Update: CNN is redeeming itself by bringing in John King to crunch the numbers and backpedaling its pundits. Hillary just won a caucus with 57% of the vote.
CNN's reporters don't name which caucus they are at. Is that on purpose? How can anyone draw any conclusion without knowing where the caucus is?
Update: Cruz now ahead by 45 votes with 1245 votes. Hillary has 52%. The CNN female announcer is absolutely fawning over Trump. With 600 votes in, she calls his performance "mind-blowing." Seriously? Get a grip.

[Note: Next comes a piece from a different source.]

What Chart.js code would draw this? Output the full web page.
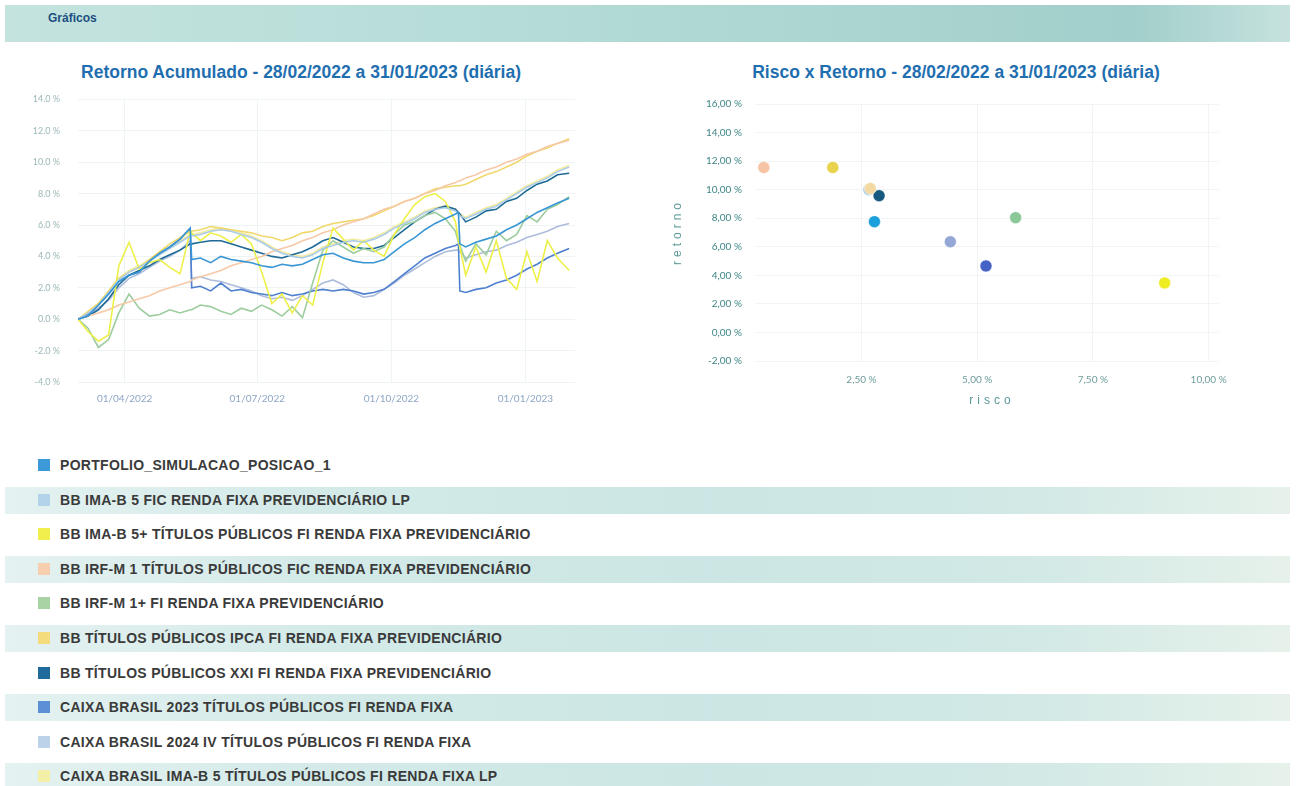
<!DOCTYPE html>
<html>
<head>
<meta charset="utf-8">
<script src="https://cdn.jsdelivr.net/npm/chart.js@4.4.1/dist/chart.umd.min.js"></script>
<style>
  html, body { margin:0; padding:0; background:#ffffff; }
  body { width:1300px; height:786px; position:relative; overflow:hidden; font-family:"Liberation Sans", Arial, sans-serif; }
  #header { position:absolute; left:5px; top:5px; width:1285px; height:37px;
    background:linear-gradient(to right,#c4e3df 0%,#b7ddd8 35%,#a9d4cf 70%,#a2cfcb 88%,#c6e2de 100%); }
  #header span { position:absolute; left:43px; top:6px; font-weight:bold; font-size:12px; color:#1b4f80; }
  .ctitle { position:absolute; top:62px; font-weight:bold; font-size:17.5px; color:#1f6fb0; white-space:nowrap; transform:translateX(-50%); }
  canvas { position:absolute; }
  .axtitle { position:absolute; font-size:12px; color:#5d9a9a; letter-spacing:4px; white-space:nowrap; }
  .row { position:absolute; left:5px; width:1285px; height:27px; }
  .row.striped { background:linear-gradient(to right,#e4f2f1 0%,#d3eae8 25%,#cbe6e4 55%,#d2e9e6 80%,#e6f1ea 100%); }
  .sw { position:absolute; left:33px; top:7px; width:12px; height:12px; }
  .lt { position:absolute; left:55px; top:5px; font-size:14px; font-weight:bold; color:#3a3a3a; white-space:nowrap; letter-spacing:0.3px; }
</style>
</head>
<body>
<div id="header"><span>Gráficos</span></div>
<div class="ctitle" style="left:301px;">Retorno Acumulado - 28/02/2022 a 31/01/2023 (diária)</div>
<div class="ctitle" style="left:956px;">Risco x Retorno - 28/02/2022 a 31/01/2023 (diária)</div>
<canvas id="lineChart" width="555" height="339" style="left:30px; top:76px;"></canvas>
<canvas id="scatterChart" width="580" height="330" style="left:660px; top:85px;"></canvas>
<div class="axtitle" style="left:677px; top:232px; transform:translate(-50%,-50%) rotate(-90deg);">retorno</div>
<div class="axtitle" style="left:992px; top:400px; transform:translate(-50%,-50%);">risco</div>
<div id="legend"></div>

<script>
// ---------- DATA ----------
const seriesNames = [
  "PORTFOLIO_SIMULACAO_POSICAO_1",
  "BB IMA-B 5 FIC RENDA FIXA PREVIDENCIÁRIO LP",
  "BB IMA-B 5+ TÍTULOS PÚBLICOS FI RENDA FIXA PREVIDENCIÁRIO",
  "BB IRF-M 1 TÍTULOS PÚBLICOS FIC RENDA FIXA PREVIDENCIÁRIO",
  "BB IRF-M 1+ FI RENDA FIXA PREVIDENCIÁRIO",
  "BB TÍTULOS PÚBLICOS IPCA FI RENDA FIXA PREVIDENCIÁRIO",
  "BB TÍTULOS PÚBLICOS XXI FI RENDA FIXA PREVIDENCIÁRIO",
  "CAIXA BRASIL 2023 TÍTULOS PÚBLICOS FI RENDA FIXA",
  "CAIXA BRASIL 2024 IV TÍTULOS PÚBLICOS FI RENDA FIXA",
  "CAIXA BRASIL IMA-B 5 TÍTULOS PÚBLICOS FI RENDA FIXA LP"
];

// days since 28/02/2022
const days = [0,7,14,21,28,35,42,49,56,63,70,77,78,84,91,98,105,112,119,126,133,140,147,154,161,168,175,182,189,196,203,210,217,224,231,238,245,252,259,261,262,266,273,280,287,294,301,308,315,322,329,337];

const portfolio   = [0,0.2,0.9,1.6,2.4,2.8,3.0,3.7,4.2,4.6,5.1,5.8,3.8,3.9,3.6,4.0,3.8,3.7,3.6,3.4,3.3,3.5,3.4,3.5,3.8,4.1,4.2,3.9,3.7,3.6,3.6,3.8,4.3,4.8,5.2,5.7,6.1,6.4,6.7,6.8,4.8,4.6,4.9,5.1,5.3,5.7,6.0,6.4,6.8,7.1,7.4,7.7];
const bbImab5     = [0,0.4,0.9,1.7,2.5,3.0,3.3,3.7,4.1,4.5,4.9,5.3,5.3,5.4,5.6,5.7,5.6,5.4,5.2,4.9,4.5,4.2,4.0,3.9,4.1,4.5,4.7,4.9,5.0,4.9,5.1,5.4,5.8,6.1,6.4,6.8,7.0,7.1,6.9,6.7,6.6,6.4,6.7,7.0,7.2,7.6,8.0,8.4,8.7,9.0,9.4,9.7];
const bbImab5Plus = [0,-0.8,-1.4,-1.0,3.4,4.9,3.2,3.6,3.8,3.3,2.9,5.6,5.5,5.0,5.5,5.3,4.9,5.4,4.8,3.0,1.0,1.6,0.4,1.5,0.9,3.6,5.8,5.1,4.4,5.0,4.4,4.0,5.4,6.4,7.3,7.8,8.0,7.5,6.2,5.0,4.6,2.8,4.6,3.0,5.0,2.6,1.9,4.3,2.4,5.0,3.9,3.1];
const bbIrfm1     = [0,0.2,0.4,0.6,0.9,1.1,1.3,1.5,1.8,2.0,2.2,2.4,2.5,2.7,2.9,3.1,3.4,3.6,3.8,4.0,4.3,4.5,4.7,5.0,5.2,5.5,5.7,6.0,6.2,6.4,6.7,7.0,7.2,7.5,7.7,8.0,8.2,8.5,8.7,8.8,8.8,9.0,9.2,9.5,9.7,10.0,10.2,10.5,10.7,11.0,11.2,11.4];
const bbIrfm1Plus = [0,-0.6,-1.8,-1.3,0.4,1.6,0.7,0.2,0.3,0.6,0.4,0.6,0.6,0.9,0.8,0.5,0.3,0.7,0.5,0.9,0.6,0.2,0.8,0.1,2.3,4.4,5.0,4.6,4.2,4.5,4.3,4.6,5.4,6.0,6.2,6.6,6.8,6.4,5.6,4.9,4.7,3.7,4.8,4.1,5.6,5.0,5.4,6.6,6.2,7.0,7.3,7.8];
const bbIpca      = [0,0.5,1.0,1.8,2.6,3.0,3.3,3.8,4.3,4.8,5.2,5.6,5.6,5.7,5.9,5.8,5.7,5.6,5.5,5.3,5.2,5.0,5.2,5.5,5.6,5.9,6.1,6.2,6.3,6.4,6.6,6.9,7.2,7.5,7.7,8.0,8.3,8.4,8.5,8.5,8.5,8.6,8.9,9.2,9.4,9.7,10.0,10.4,10.7,10.9,11.2,11.5];
const bbXxi       = [0,0.2,0.6,1.3,2.2,2.8,3.1,3.4,3.8,4.1,4.4,4.8,4.8,4.9,5.0,5.0,4.8,4.6,4.4,4.2,4.0,3.9,4.1,4.3,4.6,5.0,5.2,4.9,4.6,4.5,4.5,4.7,5.2,5.7,6.2,6.6,7.0,7.2,7.0,6.8,6.7,6.2,6.5,6.9,7.0,7.5,7.7,8.2,8.6,8.8,9.2,9.3];
const caixa2023   = [0,0.3,0.9,1.6,2.4,2.8,3.0,3.7,4.2,4.6,5.1,5.8,2.0,2.1,1.8,2.3,1.8,1.9,1.7,1.6,1.5,1.7,1.5,1.6,1.8,1.9,1.8,1.9,1.8,1.6,1.7,1.9,2.4,2.9,3.4,3.9,4.2,4.5,4.7,4.8,1.8,1.7,1.9,2.0,2.3,2.5,2.8,3.2,3.5,3.9,4.2,4.5];
const caixa2024iv = [0,0.3,0.7,1.2,2.0,2.6,2.9,3.3,3.7,4.0,4.4,5.0,2.6,2.7,2.5,2.4,2.2,2.0,1.8,1.5,1.3,1.4,1.2,1.5,1.9,2.3,2.5,2.2,1.7,1.4,1.5,1.9,2.3,2.8,3.2,3.6,4.0,4.3,4.4,4.4,4.3,3.9,4.1,4.3,4.4,4.7,4.9,5.2,5.4,5.6,5.9,6.1];
const caixaImab5  = [0,0.5,1.0,1.8,2.6,3.1,3.4,3.8,4.2,4.6,5.0,5.4,5.4,5.5,5.7,5.8,5.7,5.5,5.3,5.0,4.6,4.3,4.1,4.0,4.2,4.6,4.8,5.0,5.1,5.0,5.2,5.5,5.9,6.2,6.5,6.9,7.1,7.2,7.0,6.8,6.7,6.5,6.8,7.1,7.3,7.7,8.1,8.5,8.8,9.1,9.5,9.8];

const seriesValues = [portfolio, bbImab5, bbImab5Plus, bbIrfm1, bbIrfm1Plus, bbIpca, bbXxi, caixa2023, caixa2024iv, caixaImab5];

const tickDays   = [32,123,215,307];
const tickLabels = ["01/04/2022","01/07/2022","01/10/2022","01/01/2023"];

// Risco x Retorno (%)
const riskValues   = [2.78, 2.66, 9.05, 0.39, 5.83, 1.88, 2.88, 5.19, 4.42, 2.69];
const returnValues = [7.76, 10.00, 3.47, 11.55, 8.04, 11.55, 9.58, 4.66, 6.35, 10.08];
const riskTicks    = [2.5, 5.0, 7.5, 10.0];

// ---------- STYLES ----------
const lineColors   = ['#3896d4','#a9cbe6','#eef04a','#f6c9a8','#9ccd9e','#f1d86a','#1d6a96','#4f80cf','#aebcdc','#f3eba2'];
const swatchColors = ['#3d9ad8','#b3d3ea','#f0ef4e','#f8cfae','#a9d2a5','#f4dc7c','#1f6c9c','#5b8fd6','#bcd2e8','#f4efa6'];
const pointColors  = ['#1ba0dc','#a6c9e6','#eeec22','#f6c3a4','#8ac897','#e9d24c','#17587f','#4562c6','#95a7d6','#f4d9a2'];

// ---------- LEGEND ----------
const legend = document.getElementById('legend');
seriesNames.forEach((name, i) => {
  const row = document.createElement('div');
  row.className = 'row' + (i % 2 === 1 ? ' striped' : '');
  row.style.top = (452 + i * 34.6) + 'px';
  const sw = document.createElement('div');
  sw.className = 'sw';
  sw.style.background = swatchColors[i];
  const t = document.createElement('div');
  t.className = 'lt';
  t.textContent = name;
  row.appendChild(sw); row.appendChild(t);
  legend.appendChild(row);
});

// ---------- LINE CHART ----------
new Chart(document.getElementById('lineChart'), {
  type: 'line',
  data: {
    datasets: seriesNames.map((n, i) => ({
      label: n,
      data: days.map((d, j) => ({ x: d, y: seriesValues[i][j] })),
      borderColor: lineColors[i],
      backgroundColor: lineColors[i],
      borderWidth: 1.6,
      pointRadius: 0,
      tension: 0,
      fill: false
    }))
  },
  options: {
    responsive: false, animation: false,
    layout: { padding: { top: 7, right: 10, left: 0, bottom: 0 } },
    plugins: { legend: { display: false }, tooltip: { enabled: false } },
    scales: {
      x: {
        type: 'linear', min: 0, max: 341,
        afterBuildTicks: s => { s.ticks = tickDays.map(v => ({ value: v })); },
        afterFit: s => { s.height = 33; },
        ticks: { callback: v => tickLabels[tickDays.indexOf(v)], font: { size: 10, family: 'Lato' }, color: '#8ea6c6', padding: 11, maxRotation: 0, autoSkip: false },
        grid: { color: '#eef3f3', drawTicks: false },
        border: { display: false }
      },
      y: {
        min: -4, max: 14,
        afterFit: s => { s.width = 48; },
        ticks: { stepSize: 2, callback: v => v.toFixed(1) + ' %', font: { size: 9, family: 'Lato' }, color: '#9bb7b7', padding: 18 },
        grid: { color: '#eef3f3', drawTicks: false },
        border: { display: false }
      }
    }
  }
});

// ---------- SCATTER CHART ----------
const fmt2 = v => v.toFixed(2).replace('.', ',') + ' %';
new Chart(document.getElementById('scatterChart'), {
  type: 'scatter',
  data: {
    datasets: [{
      label: 'Risco x Retorno',
      data: riskValues.map((r, i) => ({ x: r, y: returnValues[i] })),
      backgroundColor: pointColors,
      borderColor: 'rgba(255,255,255,0.5)',
      borderWidth: 1,
      pointRadius: 6
    }]
  },
  options: {
    responsive: false, animation: false,
    layout: { padding: { top: 8, right: 15, left: 0, bottom: 0 } },
    plugins: { legend: { display: false }, tooltip: { enabled: false } },
    scales: {
      x: {
        type: 'linear', min: 0.2, max: 10.22,
        afterBuildTicks: s => { s.ticks = riskTicks.map(v => ({ value: v })); },
        afterFit: s => { s.height = 54; },
        ticks: { callback: v => fmt2(v), font: { size: 10, family: 'Lato' }, color: '#6e9c9c', padding: 13, maxRotation: 0, autoSkip: false },
        grid: { color: '#f0f4f4', drawTicks: false },
        border: { display: false }
      },
      y: {
        min: -2, max: 16,
        afterFit: s => { s.width = 95; },
        ticks: { stepSize: 2, callback: v => fmt2(v), font: { size: 10, family: 'Lato' }, color: '#3f8585', padding: 13 },
        grid: { color: '#f0f4f4', drawTicks: false },
        border: { display: false }
      }
    }
  }
});
</script>
</body>
</html>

Update: First actual Republicans results: Ted Cruz barely ahead of Trump. On Democrats: Hillary 52 %, Sanders 46%. Two minutes later: Trump is barely ahead of Cruz -- he has 305 votes. Is this even worth reporting?
CNN numbers cruncher says the evangelical vote may be splitting among Cruz, Rubio and Carson. The non-evangelicals are strong for Trump. [More...]

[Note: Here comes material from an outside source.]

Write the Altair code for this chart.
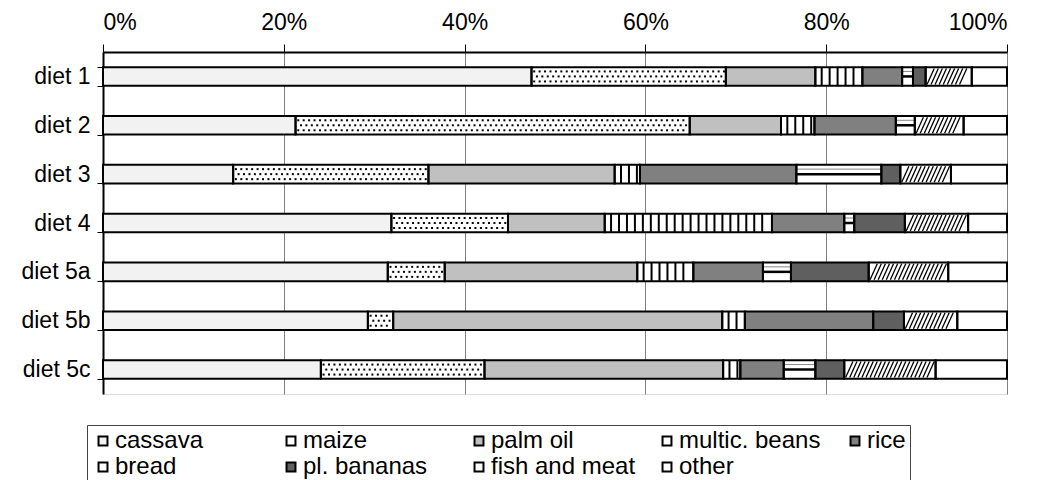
import altair as alt
import pandas as pd

diets = ["diet 1", "diet 2", "diet 3", "diet 4", "diet 5a", "diet 5b", "diet 5c"]
foods = ["cassava", "maize", "palm oil", "multic. beans", "rice", "bread",
         "pl. bananas", "fish and meat", "other"]
cassava = [47.4, 21.3, 14.4, 31.9, 31.5, 29.3, 24.1]
maize = [21.5, 43.6, 21.6, 12.9, 6.3, 2.8, 18.1]
palm_oil = [9.9, 10.1, 20.6, 10.7, 21.3, 36.4, 26.4]
multic_beans = [5.2, 3.7, 2.8, 18.5, 6.2, 2.5, 1.9]
rice = [4.4, 9.0, 17.3, 8.0, 7.7, 14.2, 4.8]
bread = [1.2, 2.1, 9.4, 1.1, 3.1, 0.0, 3.5]
pl_bananas = [1.4, 0.0, 2.1, 5.6, 8.6, 3.4, 3.2]
fish_and_meat = [5.1, 5.4, 5.6, 7.0, 8.8, 5.9, 10.1]
other = [3.9, 4.8, 6.2, 4.3, 6.5, 5.5, 7.9]
tick_values = [0, 20, 40, 60, 80, 100]

fills = ["#f2f2f2", "#ffffff", "#c0c0c0", "#ffffff", "#808080", "#ffffff",
         "#5f5f5f", "#ffffff", "#ffffff"]

series = [cassava, maize, palm_oil, multic_beans, rice, bread, pl_bananas,
          fish_and_meat, other]
rows = []
for fi, (food, vals) in enumerate(zip(foods, series)):
    for d, v in zip(diets, vals):
        rows.append({"diet": d, "food": food, "value": v, "order": fi})
df = pd.DataFrame(rows)

FONT = "Liberation Sans"
FS = 23
LFS = 24

base = (
    alt.Chart(df)
    .transform_filter("datum.value > 0")
    .transform_stack(stack="value", groupby=["diet"], as_=["x0", "x1"],
                     sort=[alt.SortField("order", order="ascending")])
)

Y = alt.Y("diet:N", sort=diets, title=None,
          scale=alt.Scale(paddingInner=0.62, paddingOuter=0.31))

bars = base.mark_bar(strokeWidth=0).encode(
    x=alt.X("x0:Q", title=None,
            scale=alt.Scale(domain=[0, 100], nice=False, zero=True),
            axis=alt.Axis(orient="top", values=tick_values,
                          labelExpr="datum.value + '%'", tickSize=8,
                          grid=True, gridColor="#808080", gridWidth=1,
                          labelPadding=10, domainWidth=2, domainColor="black",
                          tickColor="black", labelFont=FONT, labelFontSize=FS,
                          labelColor="black")),
    x2="x1:Q",
    y=alt.Y("diet:N", sort=diets, title=None,
            scale=alt.Scale(paddingInner=0.62, paddingOuter=0.31),
            axis=alt.Axis(tickBand="extent", tickSize=6, labelPadding=7,
                          domainWidth=2, domainColor="black", tickColor="black",
                          labelFont=FONT, labelFontSize=FS, labelColor="black",
                          grid=False)),
    fill=alt.Fill("food:N", scale=alt.Scale(domain=foods, range=fills),
                  legend=alt.Legend(orient="none", legendX=-16, legendY=373,
                                    direction="horizontal", columns=5,
                                    title=None, symbolType="square",
                                    symbolSize=80, symbolStrokeColor="black",
                                    symbolStrokeWidth=2, symbolOffset=0,
                                    labelFont=FONT, labelFontSize=LFS,
                                    labelColor="black", labelOffset=0,
                                    columnPadding=19, rowPadding=2,
                                    gridAlign="all", strokeColor="#444444",
                                    padding=4)),
)

maize_b = base.transform_filter("datum.food == 'maize'")
dots_a = maize_b.transform_calculate(
    xs="sequence(datum.x0 + 0.3, datum.x1 - 0.15, 0.6)"
).transform_flatten(["xs"])
dots_b = maize_b.transform_calculate(
    xs="sequence(datum.x0 + 0.6, datum.x1 - 0.15, 0.6)"
).transform_flatten(["xs"])
dot1 = dots_a.mark_square(size=4, color="black", opacity=1, yOffset=-5).encode(
    x=alt.X("xs:Q", title=None), y=Y)
dot2 = dots_b.mark_square(size=4, color="black", opacity=1, yOffset=0).encode(
    x=alt.X("xs:Q", title=None), y=Y)
dot3 = dots_a.mark_square(size=4, color="black", opacity=1, yOffset=5).encode(
    x=alt.X("xs:Q", title=None), y=Y)

beans_l = (
    base.transform_filter("datum.food == 'multic. beans'")
    .transform_calculate(xs="sequence(datum.x0 + 0.7, datum.x1 - 0.3, 0.88)")
    .transform_flatten(["xs"])
    .mark_tick(color="black", thickness=2, size=18, opacity=1)
    .encode(x=alt.X("xs:Q", title=None), y=Y)
)

bread_b = base.transform_filter("datum.food == 'bread'")
bread1 = bread_b.mark_rule(color="black", strokeWidth=2.5).encode(
    x=alt.X("x0:Q", title=None), x2="x1:Q", y=Y)
bread2 = bread_b.mark_rule(color="#888888", strokeWidth=1, yOffset=-5).encode(
    x=alt.X("x0:Q", title=None), x2="x1:Q", y=Y)

fish_l = (
    base.transform_filter("datum.food == 'fish and meat'")
    .transform_calculate(xs="sequence(datum.x0 + 0.15, datum.x1 - 0.9, 0.45)")
    .transform_flatten(["xs"])
    .transform_calculate(xe="datum.xs + 0.8")
    .mark_rule(color="black", strokeWidth=1.3, yOffset=8, y2Offset=-8)
    .encode(x=alt.X("xs:Q", title=None), x2="xe:Q", y=Y, y2=alt.Y2("diet"))
)

outline = base.mark_bar(fillOpacity=0, stroke="black", strokeWidth=2).encode(
    x=alt.X("x0:Q", title=None), x2="x1:Q", y=Y)

chart = (
    alt.layer(bars, dot1, dot2, dot3, beans_l, bread1, bread2, fish_l, outline)
    .properties(width=904, height=342,
                autosize=alt.AutoSizeParams(type="none"),
                padding={"left": 103, "top": 52, "right": 32, "bottom": 86})
    .configure_view(stroke="black", strokeWidth=2)
    .configure(background="white")
)

chart.save("out.html", embed_options={"renderer": "svg", "actions": False})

O'Malley is probably not going to be viable. So where will his supporters go? Another caucus in Coralville is going for Hillary.
The media says turnout is heavy. There are media reports that there are more first time goers among Republicans than Democrats. Trump is speaking at a caucus in West Des Moines. [More...]
CNN gives results for caucus attendees who arrived early and says they may not mean anything. So why report them? It says Hillary is at 50% in its "entrance polls" of "early attendees."
Channel Change: Good-bye, CNN. Get some analysts or give up your "news" moniker. No one is interested in what your lame, biased pundits have to say.
Their "news guy" live at a caucus just repeated the same points he made 15 minutes ago. [More...]
The caucus I attended in 2008 was in the auditorium at the Roosevelt High School in Des Moines.
There's a huge difference between pundits and analysts. As a former TV pundit for 12 years, I know the difference. CNN just blows the line between them.
I'd rather watch the Bachelor than cable news coverage. But instead, I think I'll stick to online news, actual results and actual attendance figures.